È un’analisi impietosa e in linea con quanto già contemplato in altri settori dell’economia, soprattutto artigianato, l’analisi sugli andamenti delle attività commerciali esposta dalla Confcommercio. Calano le vendite dei cosiddetti beni voluttuari come l’abbigliamento e la gioielleria, che segnano un pesante valore negativo. Regge il comparto alimentare, seppure in perdita in termini di spesa in valore assoluto e guadagna in termini di percentuale sul volume totale dei consumi. Tengono in particolare i consumi al bar tradizionale, quelli legati alla colazione, e quelli per la ristorazione di fascia medio-bassa (dai 15 ai 25 euro), segno che malgrado la crisi si tende a non rinunciare ai momenti di socialità che non comportano spese eccessive.
Confcommercio punta il dito contro la progressiva perdita di poter di acquisto da parte delle famiglie.

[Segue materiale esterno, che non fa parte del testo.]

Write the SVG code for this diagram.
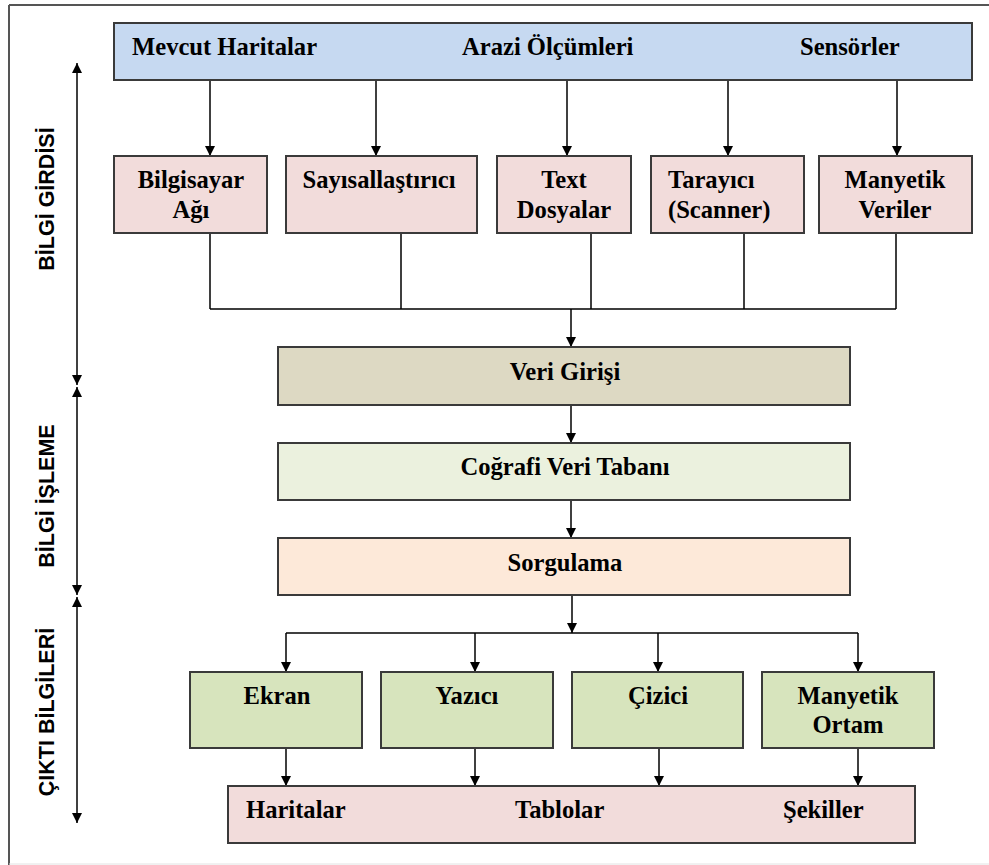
<svg xmlns="http://www.w3.org/2000/svg" width="989" height="865" viewBox="0 0 989 865">
  <style>
    .box { stroke: #3a3a3a; stroke-width: 2; }
    .src { fill: #c6d9f1; }
    .dev { fill: #f2dcdb; }
    .entry { fill: #ddd9c3; }
    .db { fill: #ebf1de; }
    .query { fill: #fde9d9; }
    .out { fill: #d7e4bd; }
    .prod { fill: #f2dcdb; }
    .t { font-family: "Liberation Serif", "Times New Roman", serif; font-weight: bold; font-size: 24.6px; fill: #000; }
    .c { text-anchor: middle; }
    .side { font-family: "Liberation Sans", Arial, sans-serif; font-weight: bold; font-size: 21.5px; fill: #000; text-anchor: middle; }
    .wire { stroke: #000; stroke-width: 1.5; fill: none; }
    .arr { marker-end: url(#head); }
    .stage { stroke: #000; stroke-width: 1.5; fill: none; marker-start: url(#headStart); marker-end: url(#head); }
  </style>
  <defs>
    <marker id="head" viewBox="0 0 10 10" refX="10" refY="5" markerWidth="10" markerHeight="10" markerUnits="userSpaceOnUse" orient="auto">
      <path d="M0,0 L10,5 L0,10 Z" fill="#000"/>
    </marker>
    <marker id="headStart" viewBox="0 0 10 10" refX="0" refY="5" markerWidth="10" markerHeight="10" markerUnits="userSpaceOnUse" orient="auto">
      <path d="M10,0 L0,5 L10,10 Z" fill="#000"/>
    </marker>
  </defs>

  <rect width="989" height="865" fill="#fff"/>

  <!-- page frame -->
  <g id="frame">
    <line x1="9" y1="5" x2="989" y2="5" stroke="#555" stroke-width="2"/>
    <line x1="9" y1="5" x2="9" y2="865" stroke="#555" stroke-width="2"/>
    <line x1="9" y1="864" x2="989" y2="864" stroke="#e2e2e2" stroke-width="1"/>
  </g>

  <!-- stage labels with their extent arrows -->
  <g id="stage-input">
    <line class="stage" x1="77" y1="63" x2="77" y2="385"/>
    <text class="side" transform="translate(54,199) rotate(-90)">BİLGİ GİRDİSİ</text>
  </g>
  <g id="stage-processing">
    <line class="stage" x1="77" y1="387" x2="77" y2="595"/>
    <text class="side" transform="translate(54,496) rotate(-90)">BİLGİ İŞLEME</text>
  </g>
  <g id="stage-output">
    <line class="stage" x1="77" y1="597" x2="77" y2="823"/>
    <text class="side" transform="translate(54,712) rotate(-90)">ÇIKTI BİLGİLERİ</text>
  </g>

  <!-- connectors -->
  <g id="connectors">
    <line class="wire arr" x1="210" y1="80" x2="210" y2="156"/>
    <line class="wire arr" x1="376" y1="80" x2="376" y2="156"/>
    <line class="wire arr" x1="567" y1="80" x2="567" y2="156"/>
    <line class="wire arr" x1="728" y1="80" x2="728" y2="156"/>
    <line class="wire arr" x1="897" y1="80" x2="897" y2="156"/>

    <path class="wire" d="M210,233 V309 M401,233 V309 M591,233 V309 M744,233 V309 M896,233 V309 M210,309 H896"/>
    <line class="wire arr" x1="571" y1="309" x2="571" y2="347"/>
    <line class="wire arr" x1="571" y1="405" x2="571" y2="443"/>
    <line class="wire arr" x1="571" y1="500" x2="571" y2="538"/>
    <line class="wire arr" x1="572" y1="595" x2="572" y2="633"/>

    <path class="wire" d="M286,633 H858"/>
    <line class="wire arr" x1="286" y1="633" x2="286" y2="672"/>
    <line class="wire arr" x1="475" y1="633" x2="475" y2="672"/>
    <line class="wire arr" x1="658" y1="633" x2="658" y2="672"/>
    <line class="wire arr" x1="858" y1="633" x2="858" y2="672"/>

    <line class="wire arr" x1="286" y1="748" x2="286" y2="786"/>
    <line class="wire arr" x1="475" y1="748" x2="475" y2="786"/>
    <line class="wire arr" x1="659" y1="748" x2="659" y2="786"/>
    <line class="wire arr" x1="858" y1="748" x2="858" y2="786"/>
  </g>

  <!-- sources -->
  <g id="sources">
    <rect class="box src" x="114" y="23" width="858" height="57"/>
    <text class="t" x="132" y="55">Mevcut Haritalar</text>
    <text class="t" x="462" y="55">Arazi Ölçümleri</text>
    <text class="t" x="800" y="55">Sensörler</text>
  </g>

  <!-- input devices -->
  <g id="bilgisayar-agi">
    <rect class="box dev" x="114" y="156" width="153" height="77"/>
    <text class="t c" x="191" y="188">Bilgisayar</text>
    <text class="t c" x="191" y="218">Ağı</text>
  </g>
  <g id="sayisallastirici">
    <rect class="box dev" x="286" y="156" width="191" height="77"/>
    <text class="t c" x="379" y="188">Sayısallaştırıcı</text>
  </g>
  <g id="text-dosyalar">
    <rect class="box dev" x="497" y="156" width="134" height="77"/>
    <text class="t c" x="564" y="188">Text</text>
    <text class="t c" x="564" y="218">Dosyalar</text>
  </g>
  <g id="tarayici">
    <rect class="box dev" x="651" y="156" width="153" height="77"/>
    <text class="t" x="668" y="188">Tarayıcı</text>
    <text class="t" x="668" y="218">(Scanner)</text>
  </g>
  <g id="manyetik-veriler">
    <rect class="box dev" x="819" y="156" width="153" height="77"/>
    <text class="t c" x="895" y="188">Manyetik</text>
    <text class="t c" x="895" y="218">Veriler</text>
  </g>

  <!-- processing -->
  <g id="veri-girisi">
    <rect class="box entry" x="278" y="347" width="572" height="58"/>
    <text class="t c" x="565" y="380">Veri Girişi</text>
  </g>
  <g id="cografi-veri-tabani">
    <rect class="box db" x="278" y="443" width="572" height="57"/>
    <text class="t c" x="565" y="475">Coğrafi Veri Tabanı</text>
  </g>
  <g id="sorgulama">
    <rect class="box query" x="278" y="538" width="572" height="57"/>
    <text class="t c" x="565" y="571">Sorgulama</text>
  </g>

  <!-- output devices -->
  <g id="ekran">
    <rect class="box out" x="190" y="672" width="172" height="76"/>
    <text class="t c" x="277" y="704">Ekran</text>
  </g>
  <g id="yazici">
    <rect class="box out" x="381" y="672" width="172" height="76"/>
    <text class="t c" x="467" y="704">Yazıcı</text>
  </g>
  <g id="cizici">
    <rect class="box out" x="572" y="672" width="171" height="76"/>
    <text class="t c" x="658" y="704">Çizici</text>
  </g>
  <g id="manyetik-ortam">
    <rect class="box out" x="762" y="672" width="172" height="76"/>
    <text class="t c" x="848" y="704">Manyetik</text>
    <text class="t c" x="848" y="733">Ortam</text>
  </g>

  <!-- products -->
  <g id="products">
    <rect class="box prod" x="228" y="786" width="687" height="57"/>
    <text class="t" x="246" y="818">Haritalar</text>
    <text class="t" x="515" y="818">Tablolar</text>
    <text class="t" x="783" y="818">Şekiller</text>
  </g>
</svg>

Basti pensare al dato relativo alla propensione al consumo delle famiglie che è passata da una media dell’80% del reddito disponibile registrata fino al 2007 a valori ben oltre il 90% negli ultimi anni; ciò vuol dire che le famiglie non risparmiano più e che il calo dei consumi è dovuto ad una drammatica riduzione dei redditi e non ad un atteggiamento rinunciatario da parte delle famiglie stesse.
Il sodalizio degli esercenti, però, sottolinea anche un dato in leggera controtendenza, ovvero la riscoperta dei negozi di vicinato, soprattutto per quel che riguarda frutta e verdura e salumi e latticini; “una riscoperta, quella della piccola bottega sotto casa che si conferma da alcuni anni perché il cittadino-consumatore apprezza nuovamente il servizio e la qualità di un offerta mirata rispetto al disorientamento di offerte, spesso solo quantitative, della grande distribuzione”.
Nel suo intervento la Confcommercio detta anche la ricetta per trovare una soluzione adeguata a risollevare tutto il settore “In tale contesto un rilancio dei consumi può venire solo da una riduzione della pressione fiscale che dia nuovo ossigeno alle famiglie, liberando risorse per gli acquisti, ed alle imprese. razionalizzare la spesa a livello centrale, attraverso la soppressione degli enti inutili, la dismissione di parte del patrimonio pubblico e una lotta mirata ai grandi evasori, mentre a livello locale occorre evitare interventi pubblici inutili e costosi per utilizzare le risorse così risparmiate per la riduzione dei tributi locali che gravano su aziende e famiglie”.